Дон Мадридо ходит колесом по цветистому русскому ковру. Синьор ловит его за шароварину:

– Фи куцы пошель?

– Ми, синьор, до дому.

А в эрмитажном парке пахнет крепким белым грибом. Как-то около забора Есенин нашел две землянички.

Я давно не был в Ленинграде. Так же ли, как и в те чудесные годы, меж торцов Невского проспекта вихрявится милая нелепая травка?

Синьора Везувио и дона Мадридо сменила знаменитая русская балерина. Мы смотрим на молодые упругие икры. Носок – подобно копью – вонзен в дощатый пьедестал. А щеки мешочками и под глазами пятидесятилетняя одутловатость.

Чудесная штука искусство!

Из гнусавого равнодушного рояля человек с усталыми темными веками выколачивает «Лебединое озеро». К нам подошел Жорж Якулов. На нем был фиолетовый френч из старых драпри. Он бьет по желтым крагам тоненькой тросточкой. Шикарный человек. С этой же тросточкой, в белых перчатках водил свою роту в атаку на немцев. А потом звенел Георгиевскими крестами.
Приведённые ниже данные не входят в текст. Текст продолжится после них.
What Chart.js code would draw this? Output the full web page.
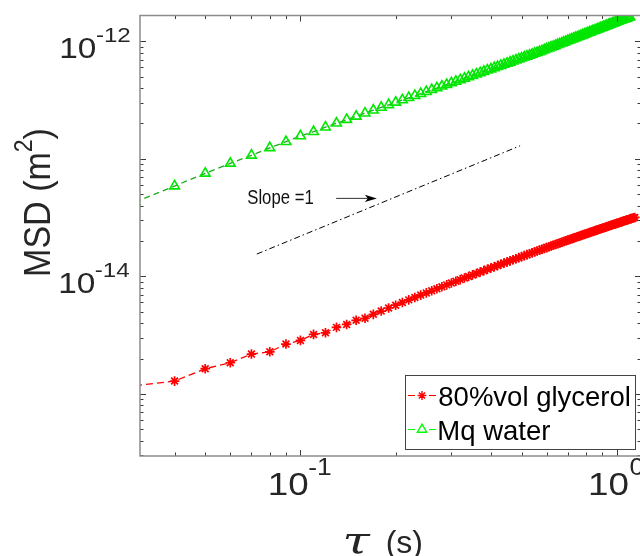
<!DOCTYPE html>
<html><head><meta charset="utf-8">
<script src="https://cdn.jsdelivr.net/npm/chart.js@4.4.1/dist/chart.umd.min.js"></script>
<style>html,body{margin:0;padding:0;overflow:hidden;background:#fff;width:640px;height:556px}canvas{display:block}</style>
</head><body>
<canvas id="c" width="660" height="556"></canvas>
<script>
// ---- data (tau in s, MSD in m^2) ----
const tau = [0.03,0.04,0.05,0.06,0.07,0.08,0.09,0.10,0.11,0.12,0.13,0.14,0.15,0.16,0.17,0.18,0.19,0.20,
0.21,0.22,0.23,0.24,0.25,0.26,0.27,0.28,0.29,0.30,0.31,0.32,0.33,0.34,0.35,0.36,0.37,0.38,0.39,0.40,
0.41,0.42,0.43,0.44,0.45,0.46,0.47,0.48,0.49,0.50,0.51,0.52,0.53,0.54,0.55,0.56,0.57,0.58,0.59,0.60,
0.61,0.62,0.63,0.64,0.65,0.66,0.67,0.68,0.69,0.70,0.71,0.72,0.73,0.74,0.75,0.76,0.77,0.78,0.79,0.80,
0.81,0.82,0.83,0.84,0.85,0.86,0.87,0.88,0.89,0.90,0.91,0.92,0.93,0.94,0.95,0.96,0.97,0.98,0.99,1.00,
1.01,1.02,1.03,1.04,1.05,1.06,1.07,1.08,1.09,1.10,1.11,1.12,1.13,1.14];
const glycerolMSD = [1.175e-15,1.285e-15,1.637e-15,1.841e-15,2.183e-15,2.280e-15,2.655e-15,2.851e-15,
3.206e-15,3.311e-15,3.681e-15,3.899e-15,4.227e-15,4.395e-15,4.753e-15,5.066e-15,5.378e-15,5.686e-15,
5.998e-15,6.309e-15,6.618e-15,6.928e-15,7.236e-15,7.545e-15,7.853e-15,8.159e-15,8.465e-15,8.772e-15,
9.078e-15,9.382e-15,9.685e-15,9.989e-15,1.029e-14,1.059e-14,1.089e-14,1.119e-14,1.149e-14,1.179e-14,
1.209e-14,1.238e-14,1.268e-14,1.297e-14,1.326e-14,1.356e-14,1.385e-14,1.414e-14,1.443e-14,1.472e-14,
1.501e-14,1.530e-14,1.558e-14,1.587e-14,1.616e-14,1.644e-14,1.672e-14,1.701e-14,1.729e-14,1.758e-14,
1.785e-14,1.814e-14,1.842e-14,1.870e-14,1.897e-14,1.925e-14,1.953e-14,1.980e-14,2.007e-14,2.035e-14,
2.062e-14,2.089e-14,2.116e-14,2.143e-14,2.171e-14,2.197e-14,2.224e-14,2.251e-14,2.278e-14,2.305e-14,
2.331e-14,2.358e-14,2.384e-14,2.411e-14,2.437e-14,2.463e-14,2.489e-14,2.516e-14,2.541e-14,2.568e-14,
2.593e-14,2.619e-14,2.645e-14,2.671e-14,2.696e-14,2.723e-14,2.748e-14,2.774e-14,2.800e-14,2.824e-14,
2.850e-14,2.875e-14,2.900e-14,2.926e-14,2.950e-14,2.976e-14,3.001e-14,3.026e-14,3.051e-14,3.075e-14,
3.100e-14,3.125e-14,3.150e-14,3.174e-14];
const waterMSD = [4.28e-14,5.87e-14,7.53e-14,9.16e-14,1.072e-13,1.242e-13,1.400e-13,1.567e-13,
1.702e-13,1.862e-13,2.009e-13,2.158e-13,2.301e-13,2.449e-13,2.594e-13,2.742e-13,2.884e-13,3.027e-13,
3.170e-13,3.311e-13,3.451e-13,3.589e-13,3.733e-13,3.873e-13,4.009e-13,4.150e-13,4.285e-13,4.426e-13,
4.560e-13,4.699e-13,4.842e-13,4.977e-13,5.117e-13,5.260e-13,5.395e-13,5.534e-13,5.675e-13,5.808e-13,
5.957e-13,6.095e-13,6.223e-13,6.368e-13,6.501e-13,6.637e-13,6.776e-13,6.918e-13,7.063e-13,7.194e-13,
7.328e-13,7.464e-13,7.603e-13,7.745e-13,7.889e-13,8.017e-13,8.147e-13,8.299e-13,8.453e-13,8.610e-13,
8.750e-13,8.913e-13,9.057e-13,9.204e-13,9.354e-13,9.506e-13,9.661e-13,9.817e-13,9.954e-13,1.012e-12,
1.026e-12,1.042e-12,1.057e-12,1.072e-12,1.086e-12,1.102e-12,1.117e-12,1.132e-12,1.148e-12,1.164e-12,
1.178e-12,1.194e-12,1.208e-12,1.225e-12,1.239e-12,1.253e-12,1.271e-12,1.285e-12,1.300e-12,1.315e-12,
1.330e-12,1.346e-12,1.361e-12,1.377e-12,1.393e-12,1.406e-12,1.422e-12,1.439e-12,1.452e-12,1.469e-12,
1.483e-12,1.500e-12,1.514e-12,1.528e-12,1.542e-12,1.556e-12,1.570e-12,1.585e-12,1.599e-12,1.614e-12];
const seriesNames = ['80%vol glycerol', 'Mq water'];
const xRange = [0.0311, 1.193];
const yRange = [2.96e-16, 1.66e-12];
const xLabeledTicks = [0.1, 1];
const xTickLabels = [['10', '-1'], ['10', '0']];
const yLabeledTicks = [1e-14, 1e-12];
const yTickLabels = [['10', '-14'], ['10', '-12']];
const slopeLineTau = [0.0728, 0.4948];
const slopeLineMSD = [1.549e-14, 1.292e-13];
const slopeText = 'Slope =1';
const slopeTextAt = [0.0679, 4.12e-14];
const arrowTau = [0.1297, 0.1744];
const arrowMSD = 4.61e-14;

const SANS = '"Liberation Sans", Arial, sans-serif';

function inkW(ctx, s, font, sx) {
  ctx.font = font; const m = ctx.measureText(s);
  return (m.actualBoundingBoxLeft + m.actualBoundingBoxRight) * sx;
}
function inkText(ctx, s, font, sx, left, base) {
  ctx.font = font; const m = ctx.measureText(s);
  ctx.save(); ctx.translate(left + m.actualBoundingBoxLeft * sx, base); ctx.scale(sx, 1);
  ctx.fillText(s, 0, 0); ctx.restore();
}
function drawStar(ctx, x, y, r) {
  ctx.beginPath();
  for (let i = 0; i < 4; i++) { const a = i * Math.PI / 4; const dx = Math.cos(a) * r, dy = Math.sin(a) * r;
    ctx.moveTo(x - dx, y - dy); ctx.lineTo(x + dx, y + dy); }
  ctx.stroke();
}
function drawTri(ctx, x, y, r) {
  ctx.beginPath();
  for (let i = 0; i < 3; i++) { const a = i * 2 * Math.PI / 3; const px = x + Math.sin(a) * r, py = y - Math.cos(a) * r;
    if (i === 0) ctx.moveTo(px, py); else ctx.lineTo(px, py); }
  ctx.closePath(); ctx.stroke();
}

const matlabAxes = {
  id: 'matlabAxes',
  afterDraw(chart) {
    const { ctx, chartArea: a } = chart; const xs = chart.scales.x, ys = chart.scales.y;
    ctx.save();
    ctx.textAlign = 'left'; ctx.textBaseline = 'alphabetic';
    // ticks
    ctx.strokeStyle = '#3a3a3a'; ctx.lineWidth = 1; ctx.setLineDash([]);
    ctx.beginPath();
    for (let e = -2; e <= 0; e++) for (let k = 1; k <= 9; k++) {
      const v = k * Math.pow(10, e); if (v < xRange[0] || v > xRange[1]) continue;
      const p = Math.round(xs.getPixelForValue(v)) + 0.5, L = k === 1 ? 6 : 3.5;
      ctx.moveTo(p, a.bottom); ctx.lineTo(p, a.bottom - L); ctx.moveTo(p, a.top); ctx.lineTo(p, a.top + L);
    }
    for (let e = -16; e <= -12; e++) for (let k = 1; k <= 9; k++) {
      const v = k * Math.pow(10, e); if (v < yRange[0] || v > yRange[1]) continue;
      const p = Math.round(ys.getPixelForValue(v)) + 0.5, L = k === 1 ? 6 : 3.5;
      ctx.moveTo(a.left, p); ctx.lineTo(a.left + L, p); ctx.moveTo(a.right, p); ctx.lineTo(a.right - L, p);
    }
    ctx.stroke();
    // box
    ctx.strokeStyle = '#8c8c8c'; ctx.lineWidth = 1.5;
    ctx.strokeRect(a.left, a.top, a.right - a.left, a.bottom - a.top);
    // tick labels
    ctx.fillStyle = '#262626';
    yLabeledTicks.forEach((v, i) => {
      const p = ys.getPixelForValue(v);
      const fM = '29px ' + SANS, fS = '21px ' + SANS, sx = 1.15;
      const ws = inkW(ctx, yTickLabels[i][1], fS, sx), wm = inkW(ctx, yTickLabels[i][0], fM, sx);
      const supLeft = a.left - 10 - ws;
      inkText(ctx, yTickLabels[i][1], fS, sx, supLeft, p + 0.2);
      inkText(ctx, yTickLabels[i][0], fM, sx, supLeft - 0.8 - wm, p + 16.2);
    });
    xLabeledTicks.forEach((v, i) => {
      const p = xs.getPixelForValue(v);
      const fM = '32px ' + SANS, fS = '23px ' + SANS, sx = 1.15;
      const wm = inkW(ctx, xTickLabels[i][0], fM, sx), ws = inkW(ctx, xTickLabels[i][1], fS, sx);
      const left = p - (wm + 1.5 + ws) / 2;
      inkText(ctx, xTickLabels[i][0], fM, sx, left, a.bottom + 39);
      inkText(ctx, xTickLabels[i][1], fS, sx, left + wm + 1.5, a.bottom + 19);
    });
    // x axis title
    const fTau = 'italic 38px "DejaVu Serif", serif';
    const tauW = inkW(ctx, '\u03c4', fTau, 1);
    inkText(ctx, '\u03c4', fTau, Math.min(1.3, 29 / tauW), 345, 553);
    inkText(ctx, '(s)', '32px ' + SANS, 1, 386.7, 553);
    // y axis title
    ctx.save();
    ctx.translate(50, 202.5); ctx.rotate(-Math.PI / 2);
    const f1 = '37px ' + SANS, f2 = '25px ' + SANS;
    ctx.font = f1; const wA = ctx.measureText('MSD (m').width, wC = ctx.measureText(')').width;
    ctx.font = f2; const wB = ctx.measureText('2').width;
    const W = wA + wB + wC, s = 0.92;
    ctx.scale(s, 1);
    const x0 = -W / 2;
    ctx.font = f1; ctx.fillText('MSD (m', x0, 0);
    ctx.font = f2; ctx.fillText('2', x0 + wA, -18.3);
    ctx.font = f1; ctx.fillText(')', x0 + wA + wB, 0);
    ctx.restore();
    // slope annotation
    ctx.fillStyle = '#111';
    const tx = xs.getPixelForValue(slopeTextAt[0]), ty = ys.getPixelForValue(slopeTextAt[1]);
    const fT = '19.5px ' + SANS; const natW = inkW(ctx, slopeText, fT, 1);
    inkText(ctx, slopeText, fT, 65.7 / natW, tx, ty);
    const ax1 = xs.getPixelForValue(arrowTau[0]), ax2 = xs.getPixelForValue(arrowTau[1]), ay = ys.getPixelForValue(arrowMSD);
    ctx.strokeStyle = '#333'; ctx.lineWidth = 1;
    ctx.beginPath(); ctx.moveTo(ax1, ay); ctx.lineTo(ax2 - 8, ay); ctx.stroke();
    ctx.fillStyle = '#000';
    ctx.beginPath(); ctx.moveTo(ax2, ay); ctx.lineTo(ax2 - 12, ay - 3.6); ctx.lineTo(ax2 - 9, ay); ctx.lineTo(ax2 - 12, ay + 3.6); ctx.closePath(); ctx.fill();
    // legend
    const lx = 405.5, ly = 375.5, lw = 230, lh = 74;
    ctx.fillStyle = '#fff'; ctx.fillRect(lx, ly, lw, lh);
    ctx.strokeStyle = '#444'; ctx.lineWidth = 1; ctx.strokeRect(lx, ly, lw, lh);
    const rows = [{ c: '#ff0000', y: 395.5, base: 406, mk: 'star' }, { c: '#00ff00', y: 429.5, base: 440, mk: 'tri' }];
    rows.forEach((r, i) => {
      ctx.strokeStyle = r.c; ctx.lineWidth = 1.2;
      ctx.beginPath(); ctx.moveTo(408, r.y); ctx.lineTo(415, r.y); ctx.moveTo(429, r.y); ctx.lineTo(436, r.y); ctx.stroke();
      ctx.lineWidth = 1.4;
      if (r.mk === 'star') drawStar(ctx, 422, r.y, 4.4); else drawTri(ctx, 422, r.y, 5.4);
      ctx.fillStyle = '#000';
      inkText(ctx, seriesNames[i], '27.5px ' + SANS, 1, 439.3, r.base);
    });
    ctx.restore();
  }
};

new Chart(document.getElementById('c'), {
  type: 'line',
  data: {
    datasets: [
      { label: seriesNames[0], data: glycerolMSD.map((v, i) => ({ x: tau[i], y: v })),
        borderColor: '#ff0000', borderWidth: 1.3, borderDash: [7, 4], tension: 0,
        pointStyle: 'star', pointRadius: 4.8, pointBorderColor: '#ff0000', pointBorderWidth: 1.7,
        pointBackgroundColor: 'rgba(0,0,0,0)', pointHoverRadius: 4.8 },
      { label: seriesNames[1], data: waterMSD.map((v, i) => ({ x: tau[i], y: v })),
        borderColor: '#1fa81f', borderWidth: 1.3, borderDash: [6, 4], tension: 0,
        pointStyle: 'triangle', pointRadius: 5.6, pointBorderColor: '#00e600', pointBorderWidth: 1.6,
        pointBackgroundColor: 'rgba(0,0,0,0)', pointHoverRadius: 5.6 },
      { label: 'slope', data: slopeLineTau.map((t, i) => ({ x: t, y: slopeLineMSD[i] })),
        borderColor: '#000', borderWidth: 1, borderDash: [6, 3, 1.5, 3], pointRadius: 0, tension: 0 }
    ]
  },
  options: {
    responsive: false, animation: false, events: [],
    layout: { padding: { left: 140, right: 19, top: 15.5, bottom: 100 } },
    plugins: { legend: { display: false }, tooltip: { enabled: false } },
    scales: {
      x: { type: 'logarithmic', display: false, min: xRange[0], max: xRange[1], bounds: 'data' },
      y: { type: 'logarithmic', display: false, min: yRange[0], max: yRange[1], bounds: 'data' }
    }
  },
  plugins: [matlabAxes]
});
</script>
</body></html>
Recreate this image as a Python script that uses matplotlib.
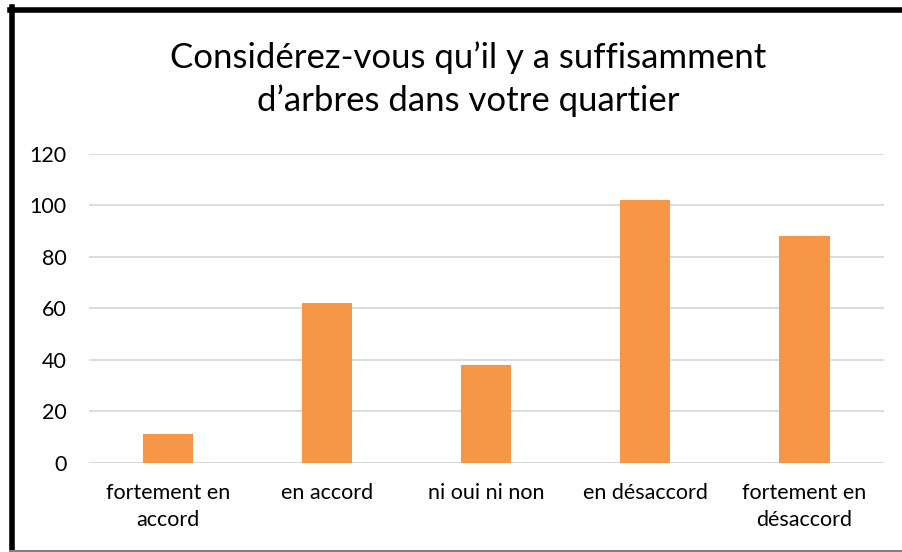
import numpy as np
import matplotlib
matplotlib.use("Agg")
import matplotlib.pyplot as plt
from matplotlib.lines import Line2D

categories = ["fortement en\naccord", "en accord", "ni oui ni non",
              "en désaccord", "fortement en\ndésaccord"]
counts = [11, 62, 38, 102, 88]
yticks = [0, 20, 40, 60, 80, 100, 120]
title = "Considérez-vous qu\u2019il y a suffisamment\nd\u2019arbres dans votre quartier"

plt.rcParams["font.family"] = ["Lato", "DejaVu Sans"]

fig = plt.figure(figsize=(9.03, 5.52), dpi=100)
ax = fig.add_axes([0.0982, 0.1618, 0.8808, 0.5592])

x = np.arange(len(categories))
ax.bar(x, counts, width=0.315, color="#F79646", zorder=3)

ax.set_xlim(-0.5, len(categories) - 0.5)
ax.set_ylim(0, 120)
ax.set_yticks(yticks)
ax.set_yticklabels([str(t) for t in yticks], fontsize=15.5)
ax.set_xticks(x)
ax.set_xticklabels(categories, fontsize=15.5, linespacing=1.45)
ax.tick_params(axis="both", length=0, colors="black")
ax.tick_params(axis="y", pad=16)
ax.tick_params(axis="x", pad=14.5)
ax.grid(axis="y", color="#D9D9D9", linewidth=1.3, zorder=0)
for s in ax.spines.values():
    s.set_visible(False)
ax.axhline(0, color="#D9D9D9", linewidth=1.3, zorder=2)

fig.text(0.518, 0.857, title, ha="center", va="center", fontsize=25,
         linespacing=1.36)

# frame around the chart: thick black top and left, thin gray bottom
fig.add_artist(Line2D([12.5 / 903, 12.5 / 903], [0, 1 - 7 / 552],
                      transform=fig.transFigure, color="black", linewidth=4))
fig.add_artist(Line2D([10 / 903, 1], [1 - 9.5 / 552, 1 - 9.5 / 552],
                      transform=fig.transFigure, color="black", linewidth=4))
fig.add_artist(Line2D([10 / 903, 1], [1.5 / 552, 1.5 / 552],
                      transform=fig.transFigure, color="#808080", linewidth=1.5))

fig.savefig("out.png", dpi=100)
Смотрит Якулов на нас, загадочно прищуря одну маслину. Другая щедро полита провансальским маслом.

– А хотите, с Изадорой Дункан познакомлю?

Есенин даже привскочил со скамьи:

– Где она?., где?..

– Здесь… гхе-гхе… Ззамечательная женщина…

Есенин ухватил Якулова за рукав:

– Веди!

И понеслись от Зеркального зала к Зимнему, от Зимнего в Летний, от Летнего к оперетте, от оперетты обратно в парк шаркать глазами по скамьям.

Изадоры Дункан не было.

– Черт дери… гхе-гхе… нет… ушла… черт дери.

– Здесь, Жорж, здесь!

И снова от Зеркального к Зимнему, от Зимнего к оперетте, в Летний, в парк.

– Жорж, милый, здесь, здесь!..

Я говорю:

– Ты бы, Сережа, ноздрей след понюхал.

– И понюхаю. А ты – пиши в Киев цидульки два раза в день и помалкивай в тряпочку.

Пришлось помалкивать.

Изадоры Дункан не было. Есенин мрачнел и досадовал.

Теперь чудится что-то роковое в той необъяснимой и огромной жажде встречи с женщиной, которую он никогда не видал в лицо и которой суждено было сыграть в его жизни столь крупную, столь печальную и, скажу более, столь губительную роль.

Спешу оговориться: губительность Дункан для Есенина ни в какой степени не умаляет фигуры этой замечательной женщины, большого человека и гениальной актрисы.

46

Почем-Соль влюбился. Бреет голову, меняет пестрые туркестанские тюбетейки, начищает сапоги американским кремом и пудрит нос. Из бухарского белого шелка сшил рубашки, длинные, на грузинский фасон.